Peroxisome Proliferator-Activated Receptor α Facilitates Osteogenic Differentiation in MC3T3-E1 Cells via the Sirtuin 1-Dependent Signaling Pathway.

Type 2 diabetes mellitus (T2DM) is a chronic metabolic disease characterized by lack of insulin and high glucose levels. T2DM can cause bone loss and fracture, thus leading to diabetic osteoporosis. Promoting osteogenic differentiation of osteoblasts may effectively treat diabetic osteoporosis. We previously reported that Sirtuin 1 (Sirt1), a NAD(+)-dependent deacetylase, promotes osteogenic differentiation through downregulation of peroxisome proliferator-activated receptor (PPAR) gamma. We also found that miR-132 regulates osteogenic differentiation by downregulating Sirt1 in a PPAR beta/delta-dependent manner. The ligand-activated transcription factor, PPAR alpha, is another isotype of the peroxisome proliferator-activated receptor family that helps maintain bone homeostasis and promot bone formation.
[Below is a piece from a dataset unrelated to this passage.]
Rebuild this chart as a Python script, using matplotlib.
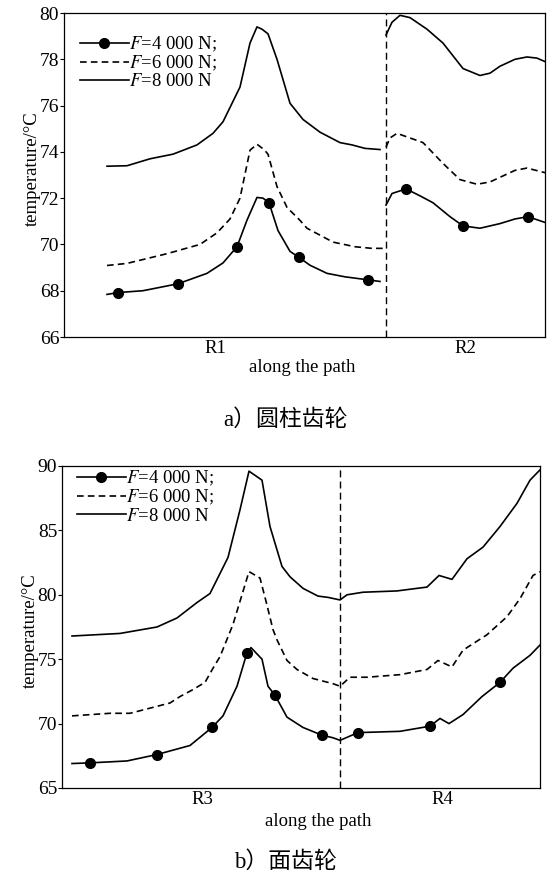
"""Temperature along the meshing path, cylindrical gear (a) vs face gear (b)."""
import numpy as np
import matplotlib
matplotlib.use('Agg')
from matplotlib import pyplot as plt
from matplotlib.ticker import MultipleLocator

plt.rcParams['font.family'] = ['Liberation Serif', 'DejaVu Serif']
plt.rcParams['mathtext.fontset'] = 'stix'

LABELS = ['$F$=4 000 N;', '$F$=6 000 N;', '$F$=8 000 N']

# --- a) cylindrical gear, path position in arbitrary units (0..481) ---
A_XMAX = 481
A_SPLIT = 322
A_REGIONS = ['R1', 'R2']
A_REGION_POS = [151, 401]

a_x8_r1 = [43, 63, 86, 109, 133, 149, 159, 176, 186, 193, 198, 204, 213, 226, 239, 256, 276, 288, 301, 316]
a_t8_r1 = [73.38, 73.4, 73.7, 73.9, 74.3, 74.8, 75.3, 76.8, 78.7, 79.4, 79.3, 79.1, 78.0, 76.1, 75.4, 74.85,
           74.4, 74.3, 74.15, 74.1]
a_x8_r2 = [322, 328, 336, 346, 363, 379, 399, 416, 426, 436, 451, 463, 473, 481]
a_t8_r2 = [79.05, 79.6, 79.9, 79.8, 79.3, 78.7, 77.6, 77.3, 77.4, 77.7, 78.0, 78.1, 78.05, 77.9]

a_x6_r1 = [43, 63, 103, 136, 153, 166, 176, 186, 193, 200, 204, 213, 223, 236, 243, 269, 291, 308, 321]
a_t6_r1 = [69.09, 69.18, 69.6, 70.0, 70.5, 71.1, 72.0, 74.07, 74.33, 74.1, 73.9, 72.5, 71.6, 71.04, 70.7,
           70.1, 69.9, 69.83, 69.83]
a_x6_r2 = [322, 326, 333, 346, 359, 379, 396, 413, 426, 436, 451, 463, 481]
a_t6_r2 = [74.2, 74.6, 74.8, 74.6, 74.4, 73.5, 72.8, 72.6, 72.7, 72.9, 73.2, 73.3, 73.1]

a_x4_r1 = [43, 54, 79, 114, 143, 159, 173, 183, 193, 199, 205, 214, 226, 235, 246, 263, 281, 304, 316]
a_t4_r1 = [67.84, 67.92, 68.0, 68.3, 68.75, 69.2, 69.9, 71.05, 72.03, 72.0, 71.8, 70.6, 69.7, 69.44, 69.1,
           68.75, 68.6, 68.47, 68.4]
a_m4_r1 = [1, 3, 6, 10, 13, 17]
a_x4_r2 = [322, 328, 342, 356, 369, 386, 399, 416, 436, 451, 464, 481]
a_t4_r2 = [71.7, 72.2, 72.4, 72.1, 71.8, 71.2, 70.8, 70.7, 70.9, 71.1, 71.2, 70.95]
a_m4_r2 = [2, 6, 10]

# --- b) face gear, path position in arbitrary units (0..478) ---
B_XMAX = 478
B_SPLIT = 278
B_REGIONS = ['R3', 'R4']
B_REGION_POS = [140, 380]

b_x8 = [10, 58, 95, 115, 135, 148, 166, 178, 187, 200, 208, 220, 228, 241, 256, 266, 278, 285, 301, 335,
        365, 377, 390, 405, 421, 438, 455, 468, 478]
b_t8 = [76.8, 77.0, 77.5, 78.2, 79.4, 80.1, 82.9, 86.6, 89.6, 88.9, 85.3, 82.2, 81.4, 80.5, 79.9, 79.8,
        79.6, 80.0, 80.2, 80.3, 80.6, 81.5, 81.2, 82.8, 83.7, 85.3, 87.1, 88.9, 89.7]

b_x6 = [10, 48, 68, 88, 108, 118, 130, 143, 151, 158, 171, 187, 198, 204, 211, 215, 225, 235, 251, 271,
        278, 288, 305, 338, 365, 376, 390, 401, 425, 445, 458, 471, 478]
b_t6 = [70.6, 70.8, 70.8, 71.2, 71.6, 72.1, 72.6, 73.2, 74.3, 75.2, 77.7, 81.8, 81.3, 79.5, 77.3, 76.5,
        74.9, 74.2, 73.5, 73.1, 72.9, 73.6, 73.6, 73.8, 74.2, 74.9, 74.4, 75.7, 76.9, 78.3, 79.7, 81.5, 81.8]

b_x4 = [10, 28, 65, 95, 128, 150, 161, 175, 185, 189, 200, 206, 213, 225, 241, 260, 271, 278, 296, 338,
        368, 378, 387, 401, 420, 438, 451, 468, 478]
b_t4 = [66.9, 66.95, 67.1, 67.6, 68.3, 69.7, 70.6, 72.9, 75.5, 75.9, 75.0, 72.9, 72.2, 70.5, 69.7, 69.1,
        68.9, 68.7, 69.3, 69.4, 69.8, 70.4, 70.0, 70.7, 72.1, 73.2, 74.3, 75.3, 76.1]
b_m4 = [1, 3, 5, 8, 12, 15, 18, 20, 25]

LW = 1.2
DASH = (0, (4, 2.5))
MS = 7
CJK = ['Liberation Serif', 'Noto Sans CJK SC']


def style_axes(ax, xmax, split, regions, region_pos, ylim, ystep, legend_anchor):
    ax.set_xlim(0, xmax)
    ax.set_ylim(*ylim)
    ax.axvline(split, color='black', lw=1.0, linestyle=(0, (5, 3)))
    ax.set_xticks(region_pos)
    ax.set_xticklabels(regions, fontsize=13.5)
    ax.tick_params(axis='x', length=0, pad=2)
    ax.yaxis.set_major_locator(MultipleLocator(ystep))
    ax.tick_params(axis='y', direction='out', length=3, labelsize=14, pad=0.5)
    for spine in ax.spines.values():
        spine.set_linewidth(0.9)
    ax.set_ylabel('temperature/°C', fontsize=13.5, labelpad=0)
    ax.legend(loc='upper left', frameon=False, fontsize=13.5, handlelength=2.6,
              handletextpad=0.0, labelspacing=0.0, borderaxespad=0.0, borderpad=0.0,
              bbox_to_anchor=legend_anchor)


fig = plt.figure(figsize=(5.51, 8.74), dpi=100)

# a) cylindrical gear
ax = fig.add_axes([64 / 551, 1 - 337 / 874, 481 / 551, 324 / 874])
ax.plot(a_x4_r1, a_t4_r1, color='black', lw=LW, marker='o', ms=MS, markevery=a_m4_r1, label=LABELS[0])
ax.plot(a_x4_r2, a_t4_r2, color='black', lw=LW, marker='o', ms=MS, markevery=a_m4_r2)
ax.plot(a_x6_r1, a_t6_r1, color='black', lw=LW, linestyle=DASH, label=LABELS[1])
ax.plot(a_x6_r2, a_t6_r2, color='black', lw=LW, linestyle=DASH)
ax.plot(a_x8_r1, a_t8_r1, color='black', lw=LW, label=LABELS[2])
ax.plot(a_x8_r2, a_t8_r2, color='black', lw=LW)
style_axes(ax, A_XMAX, A_SPLIT, A_REGIONS, A_REGION_POS, (66, 80), 2, (0.033, 0.932))
ax.yaxis.set_label_coords(-0.048, 0.52)

fig.text(302 / 551, 1 - 368 / 874, 'along the path', ha='center', va='center', fontsize=13.5)
fig.text(285 / 551, 1 - 420 / 874, 'a）圆柱齿轮', ha='center', va='center', fontsize=16.5, family=CJK)

# b) face gear
ax = fig.add_axes([62 / 551, 1 - 788 / 874, 478 / 551, 322 / 874])
ax.plot(b_x4, b_t4, color='black', lw=LW, marker='o', ms=MS, markevery=b_m4, label=LABELS[0])
ax.plot(b_x6, b_t6, color='black', lw=LW, linestyle=DASH, label=LABELS[1])
ax.plot(b_x8, b_t8, color='black', lw=LW, label=LABELS[2])
style_axes(ax, B_XMAX, B_SPLIT, B_REGIONS, B_REGION_POS, (65, 90), 5, (0.031, 0.99))
ax.yaxis.set_label_coords(-0.048, 0.49)

fig.text(318 / 551, 1 - 822 / 874, 'along the path', ha='center', va='center', fontsize=13.5)
fig.text(285 / 551, 1 - 862 / 874, 'b）面齿轮', ha='center', va='center', fontsize=16.5, family=CJK)

fig.savefig('out.png', dpi=100, facecolor='white')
Whether the regulatory role of PPAR alpha in osteogenic differentiation is mediated via Sirt1 remains unclear. In the present study, we aimed to determine this role and the underlying mechanism by using high glucose (HG) and free fatty acids (FFA) to mimic T2DM in MC3T3-E1 cells. The results showed that HG-FFA significantly inhibited expression of PPAR alpha, Sirt1 and osteogenic differentiation, but these effects were markedly reversed by PPAR alpha overexpression. Moreover, siSirt1 attenuated the positive effects of PPAR alpha on osteogenic differentiation, suggesting that PPAR alpha promotes osteogenic differentiation in a Sirt1-dependent manner. Luciferase activity assay confirmed interactions between PPAR alpha and Sirt1. These findings indicate that PPAR alpha promotes osteogenic differentiation via the Sirt1-dependent signaling pathway.